Referring to FIG. 1B, a metal material is stacked on the substrate 11, and then the metal material is etched through exposure and development by a second mask process using a photolithography process to form a gate electrode 15a. At this point, a storage node electrode 15b, a gate pad part 15c, and a data pad part 15d are also formed by etching the metal material.
Referring to FIG. 1C, a gate insulating layer 17, an active layer and a metal conductive layer are sequentially stacked on the overall substrate 11, and then the metal conductive layer and the active layer are sequentially etched through exposure and development by a third mask process using a diffraction exposure mask to form an active layer pattern 19, a source electrode 21a, and a drain electrode 21b at the same time.
Referring to FIG. 1D, a passivation layer 23 is formed on the overall substrate 11, and then the passivation layer 23 is selectively etched by a fourth mask process to form a contact hole 25a exposing the drain electrode 21b. At this point, in etching the passivation layer 23, openings 25b and 25c exposing the gate pad part 15c and the data pad part 15d are formed as well as the contact hole 25a. 
Referring to FIG. 1E, a transparent conductive material such as ITO is deposited on the overall substrate 11 including the contact hole 25a, and then the transparent conductive layer is selectively etched through exposure and development by a fifth mask process to form a pixel electrode 27a electrically connected to the drain electrode 21b.

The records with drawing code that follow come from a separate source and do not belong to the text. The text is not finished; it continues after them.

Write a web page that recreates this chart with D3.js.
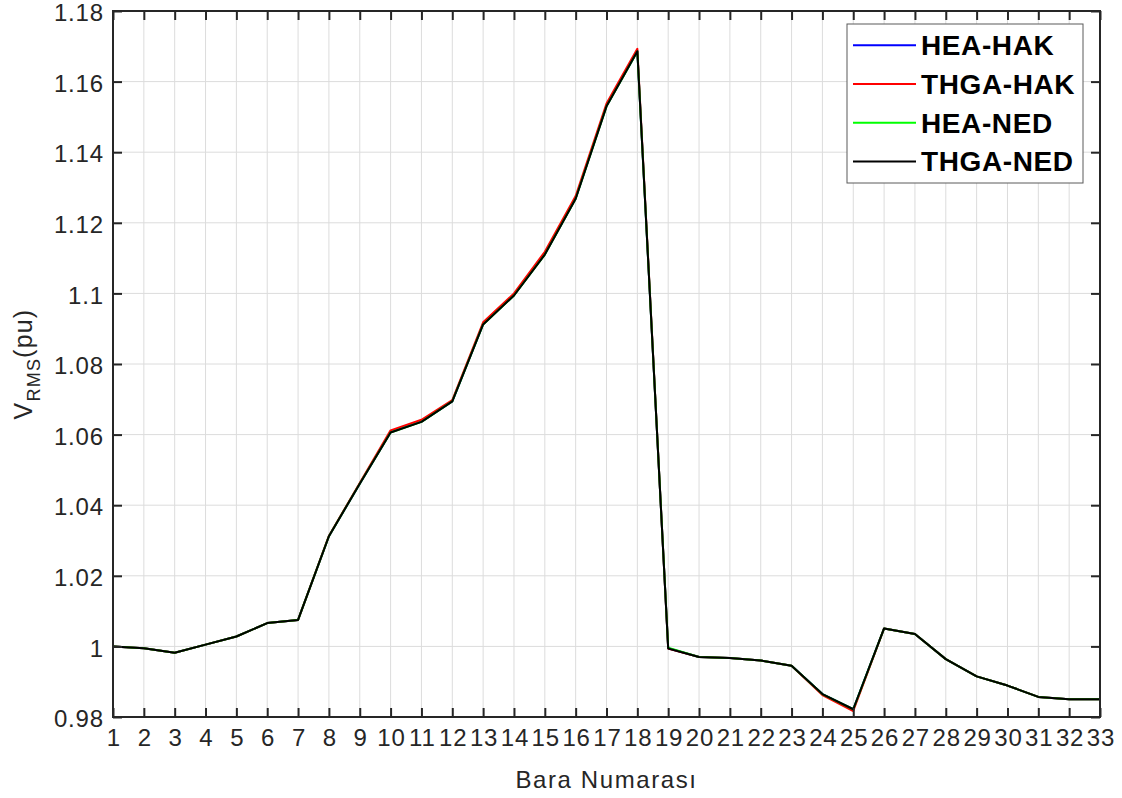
<!DOCTYPE html>
<html><head><meta charset="utf-8">
<script src="https://cdn.jsdelivr.net/npm/d3@7"></script>
<style>body{margin:0;background:#fff;} svg{display:block;font-family:"Liberation Sans",Arial,sans-serif;}</style>
</head><body>
<svg id="c" width="1122" height="798"></svg>
<script>
const buses = d3.range(1, 34);
const yTicks = [0.98, 1, 1.02, 1.04, 1.06, 1.08, 1.1, 1.12, 1.14, 1.16, 1.18];
const seriesNames = ["HEA-HAK", "THGA-HAK", "HEA-NED", "THGA-NED"];
const seriesColors = ["#0000ff", "#ff0000", "#00ff00", "#000000"];

const heaHak  = [1.0000,0.9995,0.9982,1.0005,1.0028,1.0066,1.0075,1.0312,1.0461,1.0607,1.0637,1.0694,1.0913,1.0995,1.1111,1.1269,1.1531,1.1686,0.9995,0.9970,0.9967,0.9960,0.9945,0.9865,0.9822,1.0051,1.0035,0.9964,0.9915,0.9889,0.9857,0.9850,0.9850];
const thgaHak = [1.0000,0.9995,0.9982,1.0005,1.0028,1.0066,1.0075,1.0313,1.0463,1.0612,1.0642,1.0698,1.0918,1.1000,1.1118,1.1276,1.1538,1.1693,0.9994,0.9970,0.9967,0.9960,0.9945,0.9862,0.9817,1.0051,1.0035,0.9964,0.9915,0.9889,0.9857,0.9850,0.9850];
const heaNed  = [1.0000,0.9995,0.9982,1.0005,1.0028,1.0066,1.0075,1.0312,1.0461,1.0606,1.0636,1.0694,1.0912,1.0994,1.1110,1.1268,1.1530,1.1685,0.9996,0.9970,0.9967,0.9960,0.9945,0.9865,0.9822,1.0051,1.0035,0.9964,0.9915,0.9889,0.9857,0.9850,0.9850];
const thgaNed = [1.0000,0.9995,0.9982,1.0005,1.0028,1.0066,1.0075,1.0312,1.0461,1.0606,1.0636,1.0694,1.0912,1.0994,1.1110,1.1268,1.1530,1.1686,0.9994,0.9970,0.9967,0.9960,0.9945,0.9865,0.9822,1.0051,1.0035,0.9964,0.9915,0.9889,0.9857,0.9850,0.9850];
const allSeries = [heaHak, thgaHak, heaNed, thgaNed];

const L = 113, R = 1100, T = 11, B = 717;
const svg = d3.select("#c");
const x = d3.scaleLinear().domain([1, 33]).range([L, R]);
const y = d3.scaleLinear().domain([0.98, 1.18]).range([B, T]);
const axisColor = "#262626";

// grid
const g = svg.append("g");
g.selectAll(".vg").data(buses).enter().append("line")
  .attr("x1", d => x(d)).attr("x2", d => x(d)).attr("y1", T).attr("y2", B)
  .attr("stroke", "#dcdcdc").attr("stroke-width", 1);
g.selectAll(".hg").data(yTicks).enter().append("line")
  .attr("y1", d => y(d)).attr("y2", d => y(d)).attr("x1", L).attr("x2", R)
  .attr("stroke", "#dcdcdc").attr("stroke-width", 1);

// lines
svg.append("clipPath").attr("id", "clip").append("rect")
  .attr("x", L).attr("y", T).attr("width", R - L).attr("height", B - T);
const line = d3.line().x((d, i) => x(buses[i])).y(d => y(d));
svg.append("g").attr("clip-path", "url(#clip)").selectAll("path").data(allSeries).enter().append("path")
  .attr("d", line).attr("fill", "none")
  .attr("stroke", (d, i) => seriesColors[i]).attr("stroke-width", 2).attr("stroke-linejoin", "round");

// axes
const tl = 9;
const fmt = d => (+d.toFixed(2)).toString();
const xAxisB = d3.axisBottom(x).tickValues(buses).tickSize(-tl).tickPadding(12).tickFormat(d => d);
const xAxisT = d3.axisTop(x).tickValues(buses).tickSize(-tl).tickFormat("");
const yAxisL = d3.axisLeft(y).tickValues(yTicks).tickSize(-tl).tickPadding(10).tickFormat(fmt);
const yAxisR = d3.axisRight(y).tickValues(yTicks).tickSize(-tl).tickFormat("");
function style(sel) {
  sel.select(".domain").remove();
  sel.selectAll(".tick line").attr("stroke", axisColor).attr("stroke-width", 2);
  sel.selectAll(".tick text").attr("fill", axisColor).style("font-size", "24px")
    .style("letter-spacing", "0.8px")
    .style("font-family", "'Liberation Sans', Arial, sans-serif");
}
svg.append("g").attr("transform", `translate(0,${B})`).call(xAxisB).call(style)
  .selectAll(".tick text").attr("dy", "0.71em").attr("dx", "0.4px");
svg.append("g").attr("transform", `translate(0,${T})`).call(xAxisT).call(style);
svg.append("g").attr("transform", `translate(${L},0)`).call(yAxisL).call(style)
  .selectAll(".tick text").attr("dy", "0.4em").attr("dx", "0.8px");
svg.append("g").attr("transform", `translate(${R},0)`).call(yAxisR).call(style);
svg.append("rect").attr("x", L).attr("y", T).attr("width", R - L).attr("height", B - T)
  .attr("fill", "none").attr("stroke", axisColor).attr("stroke-width", 2);

// axis labels
svg.append("text").attr("x", (L + R) / 2).attr("y", 788).attr("text-anchor", "middle")
  .attr("fill", axisColor).style("font-size", "24px").style("letter-spacing", "1.6px").text("Bara Numarası");
const yl = svg.append("text").attr("transform", `translate(32,${(T + B) / 2}) rotate(-90)`)
  .attr("text-anchor", "middle").attr("fill", axisColor).style("font-size", "25px").style("letter-spacing", "1.2px");
yl.append("tspan").text("V");
yl.append("tspan").attr("dy", 8).style("font-size", "18px").text("RMS");
yl.append("tspan").attr("dy", -8).text("(pu)");

// legend
const lg = svg.append("g");
lg.append("rect").attr("x", 847).attr("y", 24).attr("width", 236).attr("height", 159)
  .attr("fill", "#fff").attr("stroke", "#5a5a5a").attr("stroke-width", 1);
seriesNames.forEach((n, i) => {
  const cy = 45.3 + i * 38.7;
  lg.append("line").attr("x1", 853).attr("x2", 916).attr("y1", cy).attr("y2", cy)
    .attr("stroke", seriesColors[i]).attr("stroke-width", 2);
  lg.append("text").attr("x", 921).attr("y", cy).attr("dy", "0.36em")
    .style("font-size", "28px").style("font-weight", "bold").style("letter-spacing", "0.6px")
    .attr("fill", "#000").text(n);
});
</script>
</body></html>
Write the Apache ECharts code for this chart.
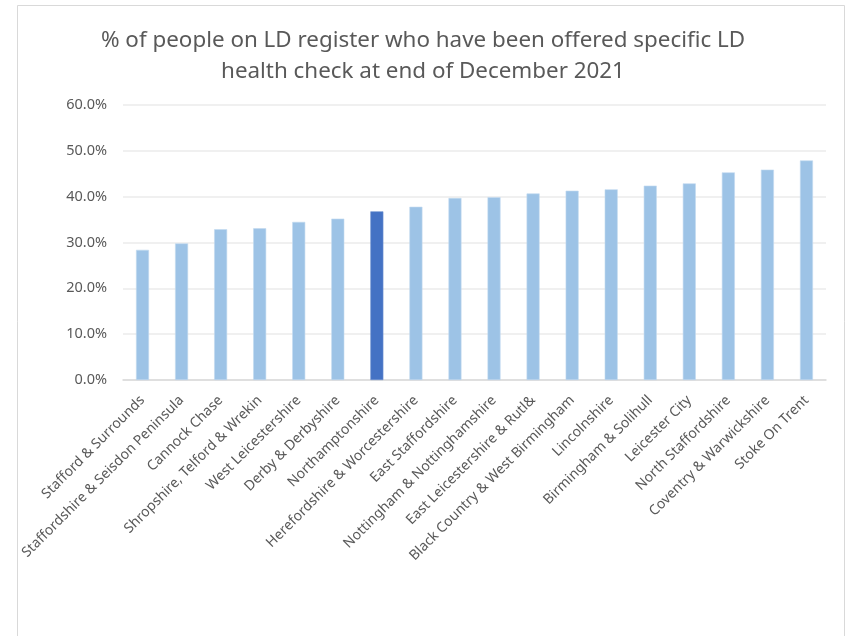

At this point, in etching the transparent conductive layer, a gate pad 27b and a data pad 27c connected to the gate pad part 15c and the data pad part 15d respectively through the openings 25b and 25c are formed as well as the pixel electrode 27a. 
However, as described above, the method of fabricating the LCD device according to the related art has the following drawbacks.
The method of fabricating the LCD device according to the related art requires at least five mask processes, that is the first mask process of forming the common electrode, the second mask process of forming the gate electrode, the third mask process of forming the active layer and the source/drain electrodes, the fourth mask process of forming the contact hole for connection with the drain electrode, and the fifth mask process of forming the pixel electrode.
Therefore, because at least five mask processes are required in fabricating the device, the fabricating process is complicated, and consequently the fabrication cost is increased.